Introduction

  • Pi-Apps is written in bash. This is a scripting language for Linux, with origins in the 80s. Bash is not a compiled language like C, it's an interpreted language, similar to Python and Windows .bat files.
    Bash serves a different purpose than a compiled language: orchestrating OS-level events and prioritizing programming-time over execution-time. It is system-dependent and architecture-dependent.
    You probably interact with bash without even realizing it! Nearly all Linux distributions today use a bash terminal. If you have ever opened a terminal, you have interacted with bash.
  • Pi-Apps is comprised of bash scripts. These are text files that are filled with bash commands. To illustrate this, you can often open a bash script, copy the contents, and paste it into a bash terminal. And it will work exactly the same as if you executed the file! In fact, if Pi-Apps was reorganized into a single standalone bash script, you could copy and paste the entire thing into a terminal and have a working app store!
  • If Pi-Apps is only bash scripts, how does it display a GUI? (graphical user interface) Good question. When Pi-Apps was just a concept, I knew that bash was the obvious choice for installing apps.

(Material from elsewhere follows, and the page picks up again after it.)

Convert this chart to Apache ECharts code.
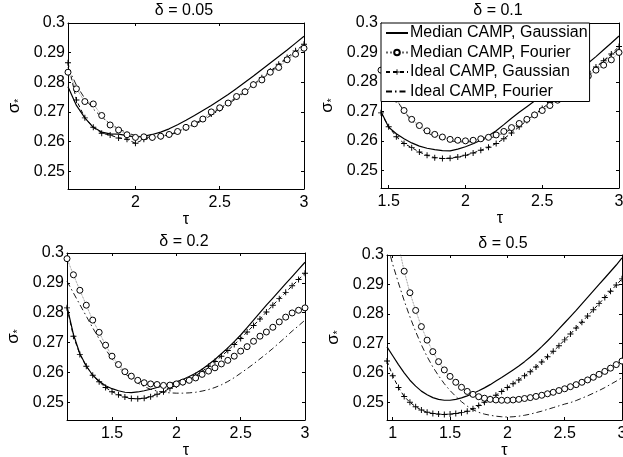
<!DOCTYPE html>
<html><head><meta charset="utf-8">
<script src="https://cdn.jsdelivr.net/npm/echarts@6/dist/echarts.min.js"></script>
<style>html,body{margin:0;padding:0;background:#fff}#c{width:623px;height:457px}</style>
</head><body><div id="c"></div><script>
const seriesNames = ['Median CAMP, Gaussian', 'Median CAMP, Fourier', 'Ideal CAMP, Gaussian', 'Ideal CAMP, Fourier'];
const panelTitles = ['δ = 0.05', 'δ = 0.1', 'δ = 0.2', 'δ = 0.5'];
const yTicks = [0.25, 0.26, 0.27, 0.28, 0.29, 0.3];
const xTicks1 = [2, 2.5, 3];
const xTicks2 = [1.5, 2, 2.5, 3];
const xTicks3 = [1.5, 2, 2.5, 3];
const xTicks4 = [1, 1.5, 2, 2.5, 3];

// Panel 1: delta = 0.05
const tau1 = [1.6,1.65,1.7,1.75,1.8,1.85,1.9,1.95,2,2.05,2.1,2.15,2.2,2.25,2.3,2.35,2.4,2.45,2.5,2.55,2.6,2.65,2.7,2.75,2.8,2.85,2.9,2.95,3];
const p1MedGauss = [0.2785,0.2722,0.2680,0.2648,0.2632,0.2626,0.2625,0.2620,0.2615,0.2618,0.2624,0.2632,0.2643,0.2657,0.2672,0.2688,0.2705,0.2722,0.2740,0.2759,0.2779,0.2800,0.2821,0.2843,0.2865,0.2887,0.2909,0.2932,0.2955];
const p1MedFour = [0.2834,0.2778,0.2735,0.2727,0.2688,0.2656,0.2639,0.2623,0.2614,0.2616,0.2614,0.2618,0.2624,0.2634,0.2648,0.2660,0.2676,0.2700,0.2714,0.2730,0.2752,0.2768,0.2792,0.2808,0.2834,0.2850,0.2876,0.2895,0.2915];
const p1IdealGauss = [0.2866,0.2740,0.2680,0.2648,0.2628,0.2622,0.2612,0.2608,0.2594,0.2608,0.2612,0.2617,0.2623,0.2633,0.2646,0.2660,0.2676,0.2693,0.2711,0.2730,0.2750,0.2771,0.2793,0.2815,0.2838,0.2861,0.2884,0.2906,0.2928];
const p1IdealFour = [0.2850,0.2790,0.2745,0.2710,0.2682,0.2660,0.2643,0.2630,0.2620,0.2615,0.2614,0.2617,0.2622,0.2631,0.2643,0.2657,0.2672,0.2689,0.2707,0.2726,0.2746,0.2767,0.2789,0.2811,0.2834,0.2857,0.2880,0.2902,0.2925];

// Panel 2: delta = 0.1
const tau2 = [1.45,1.5,1.55,1.6,1.65,1.7,1.75,1.8,1.85,1.9,1.95,2,2.05,2.1,2.15,2.2,2.25,2.3,2.35,2.4,2.45,2.5,2.55,2.6,2.65,2.7,2.75,2.8,2.85,2.9,2.95,3];
const p2MedGauss = [0.2700,0.2646,0.2624,0.2607,0.2593,0.2582,0.2575,0.2570,0.2567,0.2566,0.2572,0.2580,0.2590,0.2602,0.2617,0.2634,0.2655,0.2677,0.2697,0.2716,0.2735,0.2754,0.2773,0.2792,0.2810,0.2828,0.2846,0.2864,0.2886,0.2909,0.2932,0.2956];
const p2MedFour = [0.2840,0.2785,0.2742,0.2703,0.2673,0.2652,0.2634,0.2622,0.2613,0.2605,0.2602,0.2600,0.2602,0.2607,0.2612,0.2620,0.2632,0.2645,0.2659,0.2673,0.2688,0.2703,0.2720,0.2738,0.2757,0.2777,0.2798,0.2820,0.2840,0.2857,0.2875,0.2900];
const p2IdealGauss = [0.2695,0.2648,0.2614,0.2591,0.2577,0.2562,0.2551,0.2543,0.2540,0.2541,0.2545,0.2551,0.2559,0.2568,0.2578,0.2591,0.2607,0.2627,0.2648,0.2669,0.2689,0.2710,0.2730,0.2750,0.2770,0.2790,0.2810,0.2830,0.2851,0.2872,0.2895,0.2920];
const p2IdealFour = [0.2850,0.2790,0.2740,0.2700,0.2668,0.2645,0.2628,0.2615,0.2606,0.2600,0.2597,0.2596,0.2598,0.2602,0.2608,0.2616,0.2627,0.2640,0.2655,0.2671,0.2688,0.2706,0.2725,0.2745,0.2766,0.2787,0.2808,0.2829,0.2850,0.2871,0.2891,0.2912];

// Panel 3: delta = 0.2
const tau3 = [1.15,1.2,1.25,1.3,1.35,1.4,1.45,1.5,1.55,1.6,1.65,1.7,1.75,1.8,1.85,1.9,1.95,2,2.05,2.1,2.15,2.2,2.25,2.3,2.35,2.4,2.45,2.5,2.55,2.6,2.65,2.7,2.75,2.8,2.85,2.9,2.95,3];
const p3MedGauss = [0.2821,0.2727,0.2662,0.2621,0.2590,0.2570,0.2555,0.2545,0.2538,0.2533,0.2532,0.2534,0.2538,0.2543,0.2549,0.2555,0.2561,0.2568,0.2576,0.2586,0.2597,0.2610,0.2626,0.2643,0.2662,0.2682,0.2703,0.2725,0.2750,0.2775,0.2800,0.2825,0.2849,0.2873,0.2897,0.2921,0.2945,0.2969];
const p3MedFour = [0.2981,0.2927,0.2875,0.2825,0.2775,0.2734,0.2691,0.2654,0.2626,0.2602,0.2587,0.2573,0.2565,0.2561,0.2559,0.2556,0.2557,0.2561,0.2567,0.2573,0.2581,0.2593,0.2604,0.2615,0.2628,0.2640,0.2654,0.2671,0.2686,0.2704,0.2721,0.2735,0.2751,0.2769,0.2785,0.2799,0.2808,0.2816];
const p3IdealGauss = [0.2816,0.2721,0.2660,0.2620,0.2590,0.2568,0.2549,0.2535,0.2525,0.2517,0.2512,0.2511,0.2513,0.2518,0.2526,0.2535,0.2546,0.2557,0.2566,0.2576,0.2589,0.2603,0.2619,0.2636,0.2654,0.2673,0.2693,0.2713,0.2735,0.2757,0.2779,0.2802,0.2825,0.2847,0.2868,0.2890,0.2911,0.2932];
const p3IdealFour = [0.2905,0.2866,0.2827,0.2788,0.2749,0.2712,0.2677,0.2645,0.2618,0.2596,0.2578,0.2564,0.2552,0.2543,0.2537,0.2533,0.2531,0.2530,0.2530,0.2531,0.2533,0.2537,0.2542,0.2549,0.2558,0.2569,0.2582,0.2597,0.2612,0.2628,0.2645,0.2662,0.2680,0.2699,0.2718,0.2738,0.2756,0.2775];

// Panel 4: delta = 0.5
const tau4 = [0.95,1,1.05,1.1,1.15,1.2,1.25,1.3,1.35,1.4,1.45,1.5,1.55,1.6,1.65,1.7,1.75,1.8,1.85,1.9,1.95,2,2.05,2.1,2.15,2.2,2.25,2.3,2.35,2.4,2.45,2.5,2.55,2.6,2.65,2.7,2.75,2.8,2.85,2.9,2.95,3];
const p4MedGauss = [0.2688,0.2658,0.2628,0.2600,0.2575,0.2555,0.2538,0.2526,0.2516,0.2510,0.2507,0.2507,0.2510,0.2515,0.2522,0.2530,0.2539,0.2549,0.2560,0.2572,0.2584,0.2597,0.2610,0.2623,0.2638,0.2654,0.2671,0.2689,0.2708,0.2728,0.2749,0.2770,0.2791,0.2812,0.2834,0.2856,0.2878,0.2900,0.2922,0.2944,0.2966,0.2990];
const p4MedFour = [0.3210,0.3120,0.3035,0.2945,0.2872,0.2812,0.2757,0.2711,0.2672,0.2638,0.2610,0.2588,0.2568,0.2551,0.2537,0.2527,0.2519,0.2514,0.2510,0.2508,0.2507,0.2507,0.2508,0.2510,0.2513,0.2516,0.2520,0.2524,0.2529,0.2534,0.2540,0.2546,0.2553,0.2560,0.2568,0.2576,0.2585,0.2595,0.2605,0.2616,0.2628,0.2640];
const p4IdealGauss = [0.2640,0.2590,0.2550,0.2520,0.2500,0.2485,0.2474,0.2466,0.2462,0.2460,0.2459,0.2460,0.2462,0.2465,0.2470,0.2478,0.2489,0.2500,0.2512,0.2524,0.2537,0.2550,0.2563,0.2576,0.2590,0.2604,0.2620,0.2637,0.2655,0.2673,0.2692,0.2712,0.2732,0.2752,0.2772,0.2793,0.2814,0.2835,0.2856,0.2877,0.2898,0.2919];
const p4IdealFour = [0.3040,0.2968,0.2905,0.2845,0.2790,0.2740,0.2695,0.2655,0.2620,0.2590,0.2563,0.2540,0.2520,0.2502,0.2487,0.2475,0.2466,0.2460,0.2456,0.2453,0.2451,0.2450,0.2451,0.2453,0.2456,0.2460,0.2465,0.2470,0.2476,0.2482,0.2488,0.2494,0.2499,0.2506,0.2514,0.2522,0.2531,0.2540,0.2550,0.2561,0.2572,0.2584];

const panels = [
  { tau: tau1, xTicks: xTicks1, xMin: 1.6, vals: [p1MedGauss, p1MedFour, p1IdealGauss, p1IdealFour] },
  { tau: tau2, xTicks: xTicks2, xMin: 1.45, vals: [p2MedGauss, p2MedFour, p2IdealGauss, p2IdealFour] },
  { tau: tau3, xTicks: xTicks3, xMin: 1.15, vals: [p3MedGauss, p3MedFour, p3IdealGauss, p3IdealFour] },
  { tau: tau4, xTicks: xTicks4, xMin: 0.95, vals: [p4MedGauss, p4MedFour, p4IdealGauss, p4IdealFour] }
];

// layout (px)
const grids = [
  { left: 68, top: 23, width: 236, height: 166 },
  { left: 381, top: 23, width: 238, height: 165 },
  { left: 67, top: 253, width: 238, height: 167 },
  { left: 387, top: 255, width: 235, height: 165 }
];
const titlePos = [[184, 3], [498, 3], [184, 234], [503, 236]];

const FONT = 'Liberation Sans, Arial, Helvetica, sans-serif';
const fmt = v => String(Math.round(v * 100) / 100);
const plusPath = 'path://M0,4.2 L10,4.2 L10,5.8 L0,5.8 Z M4.2,0 L5.8,0 L5.8,10 L4.2,10 Z';

const seriesStyles = [
  { symbol: 'none', itemStyle: { color: '#000', opacity: 0 }, lineStyle: { color: '#000', width: 1.2, type: 'solid', opacity: 1 } },
  { symbol: 'circle', symbolSize: 6, itemStyle: { color: '#fff', borderColor: '#000', borderWidth: 1 }, lineStyle: { color: '#666', width: 0.8, type: 'dotted' } },
  { symbol: plusPath, symbolSize: 6, itemStyle: { color: '#000' }, lineStyle: { color: '#000', width: 1, type: [4, 3] } },
  { symbol: 'none', itemStyle: { color: '#000', opacity: 0 }, lineStyle: { color: '#000', width: 0.9, type: [6, 3, 1.5, 3], opacity: 1 } }
];

const axisCommon = {
  axisLine: { show: true, lineStyle: { color: '#000', width: 1 } },
  splitLine: { show: false }
};

const xAxes = [], yAxes = [], series = [];
panels.forEach((p, i) => {
  xAxes.push(Object.assign({}, axisCommon, {
    type: 'value', gridIndex: i, position: 'bottom', min: p.xMin, max: 3,
    axisTick: { inside: true, length: 3, customValues: p.xTicks, lineStyle: { color: '#000' } },
    axisLabel: { customValues: p.xTicks, formatter: fmt, color: '#000', fontSize: 16, fontFamily: FONT, margin: 6, hideOverlap: false },
    name: 'τ', nameLocation: 'middle', nameGap: 18,
    nameTextStyle: { color: '#000', fontSize: 16, fontFamily: FONT }
  }));
  xAxes.push(Object.assign({}, axisCommon, {
    type: 'value', gridIndex: i, position: 'top', min: p.xMin, max: 3,
    axisTick: { inside: true, length: 3, customValues: p.xTicks, lineStyle: { color: '#000' } },
    axisLabel: { show: false }
  }));
  yAxes.push(Object.assign({}, axisCommon, {
    type: 'value', gridIndex: i, position: 'left', min: 0.244, max: 0.3,
    axisTick: { inside: true, length: 3, customValues: yTicks, lineStyle: { color: '#000' } },
    axisLabel: { customValues: yTicks, formatter: fmt, color: '#000', fontSize: 16, fontFamily: FONT, margin: 3 },
    name: '{a|σ}{b|*}', nameLocation: 'middle', nameRotate: 90, nameGap: 44,
    nameTextStyle: { color: '#000', fontFamily: FONT, rich: {
      a: { fontSize: 17, fontFamily: FONT, color: '#000' },
      b: { fontSize: 10, fontFamily: FONT, color: '#000', padding: [9, 0, 0, 0] }
    } }
  }));
  yAxes.push(Object.assign({}, axisCommon, {
    type: 'value', gridIndex: i, position: 'right', min: 0.244, max: 0.3,
    axisTick: { inside: true, length: 3, customValues: yTicks, lineStyle: { color: '#000' } },
    axisLabel: { show: false }
  }));
  p.vals.forEach((arr, k) => {
    series.push(Object.assign({
      type: 'line', name: seriesNames[k], xAxisIndex: i * 2, yAxisIndex: i * 2,
      data: p.tau.map((t, j) => [t, arr[j]]),
      showAllSymbol: true, clip: true, silent: true, animation: false,
      emphasis: { disabled: true }, z: 2 + (k === 1 ? 1 : 0)
    }, JSON.parse(JSON.stringify(seriesStyles[k]))));
  });
});

const chart = echarts.init(document.getElementById('c'), null, { renderer: 'canvas' });
chart.setOption({
  animation: false,
  backgroundColor: '#fff',
  textStyle: { fontFamily: FONT },
  title: panelTitles.map((t, i) => ({
    text: t, left: titlePos[i][0], top: titlePos[i][1], textAlign: 'center', padding: 0,
    textStyle: { fontSize: 16, fontWeight: 'normal', color: '#000', fontFamily: FONT }
  })),
  grid: grids.map(g => Object.assign({ containLabel: false, outerBoundsMode: 'none' }, g)),
  xAxis: xAxes,
  yAxis: yAxes,
  legend: {
    data: seriesNames, orient: 'vertical', left: 381, top: 23,
    itemWidth: 22, itemHeight: 7, itemGap: 3.5,
    padding: [2, 2, 2, 4],
    backgroundColor: '#fff', borderColor: '#000', borderWidth: 1, borderRadius: 0,
    selectedMode: false,
    textStyle: { fontSize: 16, lineHeight: 16, color: '#000', fontFamily: FONT, padding: [0, 0, 0, -3] }
  },
  series: series
});
</script></body></html>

And that makes sense: if you normally install an application by running commands in a bash-terminal, it only makes sense to use a bash-script.
    Bash was the best choice for installing apps, but what about the GUI? Most GUIs are made in C, C++, Python or JavaScript with GTK, Qt, or Electron. These were workable options, but for long-term maintainability and convenience I wanted to only use one language for the whole thing. Someone suggested zenity - a simple dialog program meant for bash scripts. I tried it, but was soon frustrated by its limitations. Then I discovered yad - an improved version of zenity with many more options. Pi-Apps uses yad for everything.